Given request |
Print the listing as it stands, omitting all images.

Information provided |
──────────

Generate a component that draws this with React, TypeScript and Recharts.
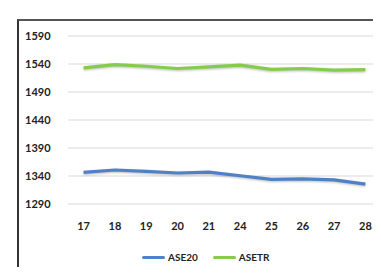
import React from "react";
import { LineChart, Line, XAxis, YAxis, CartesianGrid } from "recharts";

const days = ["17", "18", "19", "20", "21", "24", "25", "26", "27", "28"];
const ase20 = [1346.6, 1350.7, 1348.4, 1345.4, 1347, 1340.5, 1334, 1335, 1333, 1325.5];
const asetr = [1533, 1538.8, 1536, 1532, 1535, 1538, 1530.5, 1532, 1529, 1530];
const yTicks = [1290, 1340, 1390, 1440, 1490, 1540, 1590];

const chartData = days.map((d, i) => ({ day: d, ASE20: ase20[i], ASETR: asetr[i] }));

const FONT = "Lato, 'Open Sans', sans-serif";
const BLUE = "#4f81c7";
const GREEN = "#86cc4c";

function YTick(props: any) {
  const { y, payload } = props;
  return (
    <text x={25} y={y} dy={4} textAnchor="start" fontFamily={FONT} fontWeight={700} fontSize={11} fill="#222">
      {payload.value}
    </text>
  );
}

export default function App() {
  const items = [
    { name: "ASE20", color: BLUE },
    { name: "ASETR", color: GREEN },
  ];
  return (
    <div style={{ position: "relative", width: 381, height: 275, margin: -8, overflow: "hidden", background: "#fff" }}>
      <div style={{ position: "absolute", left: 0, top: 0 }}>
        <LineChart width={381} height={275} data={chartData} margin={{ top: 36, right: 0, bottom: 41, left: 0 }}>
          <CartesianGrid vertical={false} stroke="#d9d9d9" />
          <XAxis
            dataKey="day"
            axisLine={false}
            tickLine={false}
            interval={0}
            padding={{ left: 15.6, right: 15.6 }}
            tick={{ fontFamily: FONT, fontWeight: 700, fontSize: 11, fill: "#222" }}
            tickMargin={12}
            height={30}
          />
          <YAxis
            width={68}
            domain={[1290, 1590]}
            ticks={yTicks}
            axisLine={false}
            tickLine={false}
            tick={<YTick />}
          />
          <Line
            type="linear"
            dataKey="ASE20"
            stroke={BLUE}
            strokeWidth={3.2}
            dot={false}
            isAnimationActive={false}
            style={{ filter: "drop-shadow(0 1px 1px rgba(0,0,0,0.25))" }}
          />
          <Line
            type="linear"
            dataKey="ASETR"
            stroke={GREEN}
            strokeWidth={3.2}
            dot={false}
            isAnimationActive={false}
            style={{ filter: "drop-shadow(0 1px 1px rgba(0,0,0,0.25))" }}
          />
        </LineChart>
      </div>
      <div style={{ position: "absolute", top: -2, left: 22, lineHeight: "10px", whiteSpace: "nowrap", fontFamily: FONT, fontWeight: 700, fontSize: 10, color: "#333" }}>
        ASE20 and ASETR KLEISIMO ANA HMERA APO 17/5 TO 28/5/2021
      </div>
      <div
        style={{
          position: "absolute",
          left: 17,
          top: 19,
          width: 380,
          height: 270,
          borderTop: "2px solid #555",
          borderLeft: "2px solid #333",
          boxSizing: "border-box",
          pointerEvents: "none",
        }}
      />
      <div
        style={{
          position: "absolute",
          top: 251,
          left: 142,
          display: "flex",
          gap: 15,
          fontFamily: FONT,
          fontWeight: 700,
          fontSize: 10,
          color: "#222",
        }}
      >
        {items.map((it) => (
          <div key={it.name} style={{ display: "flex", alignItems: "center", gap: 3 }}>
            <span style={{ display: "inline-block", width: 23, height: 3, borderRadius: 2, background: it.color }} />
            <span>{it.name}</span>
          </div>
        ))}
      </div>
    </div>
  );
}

──────────

Worked answer |
Generate a component that draws this with React, TypeScript and Recharts.
import React from "react";
import { LineChart, Line, XAxis, YAxis, CartesianGrid } from "recharts";

const days = ["17", "18", "19", "20", "21", "24", "25", "26", "27", "28"];
const ase20 = [1346.6, 1350.7, 1348.4, 1345.4, 1347, 1340.5, 1334, 1335, 1333, 1325.5];
const asetr = [1533, 1538.8, 1536, 1532, 1535, 1538, 1530.5, 1532, 1529, 1530];
const yTicks = [1290, 1340, 1390, 1440, 1490, 1540, 1590];

const chartData = days.map((d, i) => ({ day: d, ASE20: ase20[i], ASETR: asetr[i] }));

const FONT = "Lato, 'Open Sans', sans-serif";
const BLUE = "#4f81c7";
const GREEN = "#86cc4c";

function YTick(props: any) {
  const { y, payload } = props;
  return (
    <text x={25} y={y} dy={4} textAnchor="start" fontFamily={FONT} fontWeight={700} fontSize={11} fill="#222">
      {payload.value}
    </text>
  );
}

export default function App() {
  const items = [
    { name: "ASE20", color: BLUE },
    { name: "ASETR", color: GREEN },
  ];
  return (
    <div style={{ position: "relative", width: 381, height: 275, margin: -8, overflow: "hidden", background: "#fff" }}>
      <div style={{ position: "absolute", left: 0, top: 0 }}>
        <LineChart width={381} height={275} data={chartData} margin={{ top: 36, right: 0, bottom: 41, left: 0 }}>
          <CartesianGrid vertical={false} stroke="#d9d9d9" />
          <XAxis
            dataKey="day"
            axisLine={false}
            tickLine={false}
            interval={0}
            padding={{ left: 15.6, right: 15.6 }}
            tick={{ fontFamily: FONT, fontWeight: 700, fontSize: 11, fill: "#222" }}
            tickMargin={12}
            height={30}
          />
          <YAxis
            width={68}
            domain={[1290, 1590]}
            ticks={yTicks}
            axisLine={false}
            tickLine={false}
            tick={<YTick />}
          />
          <Line
            type="linear"
            dataKey="ASE20"
            stroke={BLUE}
            strokeWidth={3.2}
            dot={false}
            isAnimationActive={false}
            style={{ filter: "drop-shadow(0 1px 1px rgba(0,0,0,0.25))" }}
          />
          <Line
            type="linear"
            dataKey="ASETR"
            stroke={GREEN}
            strokeWidth={3.2}
            dot={false}
            isAnimationActive={false}
            style={{ filter: "drop-shadow(0 1px 1px rgba(0,0,0,0.25))" }}
          />
        </LineChart>
      </div>
      <div style={{ position: "absolute", top: -2, left: 22, lineHeight: "10px", whiteSpace: "nowrap", fontFamily: FONT, fontWeight: 700, fontSize: 10, color: "#333" }}>
        ASE20 and ASETR KLEISIMO ANA HMERA APO 17/5 TO 28/5/2021
      </div>
      <div
        style={{
          position: "absolute",
          left: 17,
          top: 19,
          width: 380,
          height: 270,
          borderTop: "2px solid #555",
          borderLeft: "2px solid #333",
          boxSizing: "border-box",
          pointerEvents: "none",
        }}
      />
      <div
        style={{
          position: "absolute",
          top: 251,
          left: 142,
          display: "flex",
          gap: 15,
          fontFamily: FONT,
          fontWeight: 700,
          fontSize: 10,
          color: "#222",
        }}
      >
        {items.map((it) => (
          <div key={it.name} style={{ display: "flex", alignItems: "center", gap: 3 }}>
            <span style={{ display: "inline-block", width: 23, height: 3, borderRadius: 2, background: it.color }} />
            <span>{it.name}</span>
          </div>
        ))}
      </div>
    </div>
  );
}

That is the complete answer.